Goodmanham; Lund; Market Weighton; Wold Newton; Fimber; Warter; Carnaby; Huggate; Thwing; Millington; Cottingham; Burton Agnes; Harpham; Beverley Westwood; Bridlington; Walkington; Newbald; Bishop Burton; Wawne; Cherry Burton; Bempton; Rudston; All have bowl barrows recorded as scheduled monuments by Historic England.

Barrows were tombs that housed multiple bodies, some of which had been excarnated, which means that their bodies were left to the elements before the bones being interred.  Not all bodies were placed in tombs, which gives rise to theory that only people of wealth or status were placed here.  During the Bronze Age, people were buried with the bell shaped pottery of the Beaker culture and sometimes with their ashes inside the pots.  Other grave goods appeared such as weapons, beads and jewellery.  The main shift from Neolithic to Bronze Age burials seems to be in honouring the individual, rather than their ancestors as a group.


The Ferriby Boats

Evidence of Bronze Age life was found at North Ferriby in the 1940’s with the discovery of three ancient boats by locals Ted and Willy Wright.

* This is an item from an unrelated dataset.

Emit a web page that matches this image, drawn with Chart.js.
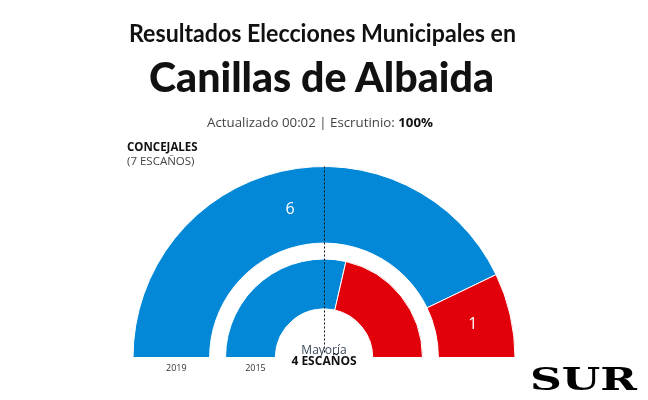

Bronze-Age-boats-Yorkshire

Carbon dated at around 2000 to 1500 BC, these boats have been recognised as some of the earliest plank-sewn boats discovered in Europe.  They were planks of oak ‘sewn’ together with twisted yew branches and the gaps water-proofed with moss, (as opposed to a hollowed-out log boat, which has been more commonly found) and had space for up to 18 rowers.

It is thought that North Ferriby was a boat building dock, and these boats and others would have traversed the Humber, the River Hull and also the North Sea, importing and exporting goods such as food, beer, precious metals, animals, people and more importantly – communication and ideas.   An extensive and complex trading network was in place all around the UK and beyond to Europe, and North Ferriby was an important location for the surrounding areas.


bronze age girl

North Ferriby, Melton and South Ferriby across the Humber were thriving areas with over thirty sites found of Bronze Age communities and farms, showing utilisation of the salt marsh with a system of wooden walkways, thought to be used for winter cattle grazing, and clusters of wooden stakes used as traps for fish and birds.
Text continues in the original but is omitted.